A group of immigration hardliners who used millions of crowdfunded dollars to build a border barrier on private land along the U.S.-Mexico border unveiled the nearly completed half-mile steel bollard fence Thursday following construction delays.
The 2,300-feet-long project marks the first time a nongovernment organization or individual has built a wall on privately owned land on the international boundary. It runs up a rocky 320-feet-tall hill and is 18 to 20 feet tall, depending on the point on the hill where it is measured.
Former White House chief strategist Steve Bannon, former Kansas State Secretary Kris Kobach, World Series MLB player Curt Schilling, Blackwater USA founder Erik Prince, and other longtime supporters of President Trump were on site at the project in Sunland Park, N.M., to showcase the fence, which stands on less than half a mile of the 1,954-mile border.

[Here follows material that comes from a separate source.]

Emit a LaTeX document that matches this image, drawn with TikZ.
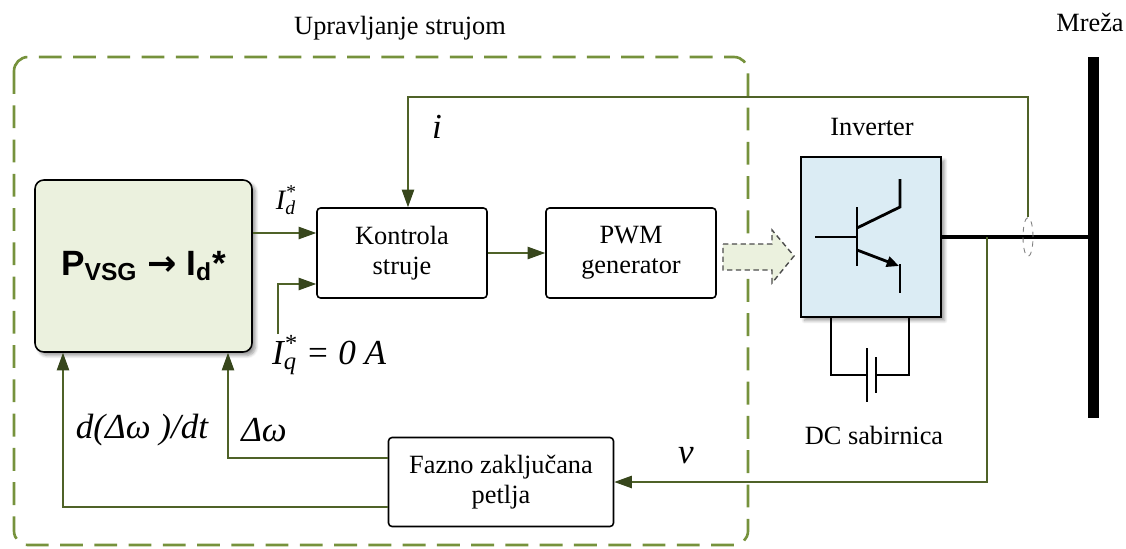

The undertaking has evolved, prompting questions about how money is being spent and the Trump administration’s involvement in the process.
Brian Kolfage, a triple amputee veteran, created a crowdfunding page in December with the intent of raising $1 billion for border wall construction following the Trump administration’s failure to obtain $25 billion for the project last December. The GoFundMe website did not state where the wall would be built or any other details. Kolfage vowed to return everyone’s money if the project did not reach $1 billion.
Kolfage insisted the campaign was not a scam despite having run a since-shuttered Facebook “news” page known for spreading conspiracy theories. He was also sued in 2017 after he reported the wrong name of the suspect involved in the fatal car accident during a white supremacy rally in Charlottesville, Va.
Kolfage’s page did not come close to its $1 billion goal and topped out at $22.9 million earlier this year. The more than 330,000 people who donated were informed by GoFundMe that they were eligible for a refund because Kolfage had changed the terms of the fundraiser to move to a different fund money people did not request back.
Weeks ahead of the crowdfunding campaign’s failure, Kolfage had launched We Build the Wall, Inc., a 501(c)4 nonprofit organization. Bannon, Kobach, and other staunch conservatives who have been criticized as anti-immigrant were appointed to the organization’s board. The money from the crowdfunding campaign was then funneled to the outside organization.
About the same time this spring, Bannon and fellow board members, including former Milwaukee County Sheriff David Clarke, held a couple rallies in Midwestern cities to raise money for the organization, though they have not shared how much they raised in addition to the crowdfunding dollars.
Tommy Fisher, president and CEO of Fisher Industries, was paid to install the steel fence and said it is expected to come in at $7 million after taxes.
We Build the Wall has raised nearly $23 million for the project, though it is unclear how the nonprofit group plans to spend the remaining donations. The group did not respond to a request for comment.
Fisher told the Washington Examiner on Thursday he got involved in the project in April after receiving a call about his company’s claims it could build a mile of border wall per day. We Build the Wall officials, including Kobach, attended a demonstration of the construction in Coolidge, Ariz., last month.
Fisher said the organization signed a contract for him to build the half-mile portion of steel fence over the course of eight days, but it took longer because the city of Sunland Park shut down construction for two days. The suspension was lifted Wednesday.
Despite the board’s connections to Trump, organizers have insisted the project is not affiliated with the White House.
That claim was called into question in a recent Washington Post article that said Trump was adamant about the Army Corps of Engineers hiring Fisher Industries to carry out border wall projects.
Fisher dismissed being described as having lobbied Sen. Kevin Cramer, R-N.D., to get his name in front of Trump and insisted Trump was calling for the Pentagon to hire his company because of personal frustration with the less than 40 miles of border wall that has been installed in the two years and four months that he has been in office.
“I’d be mad if I were him,” Fisher said.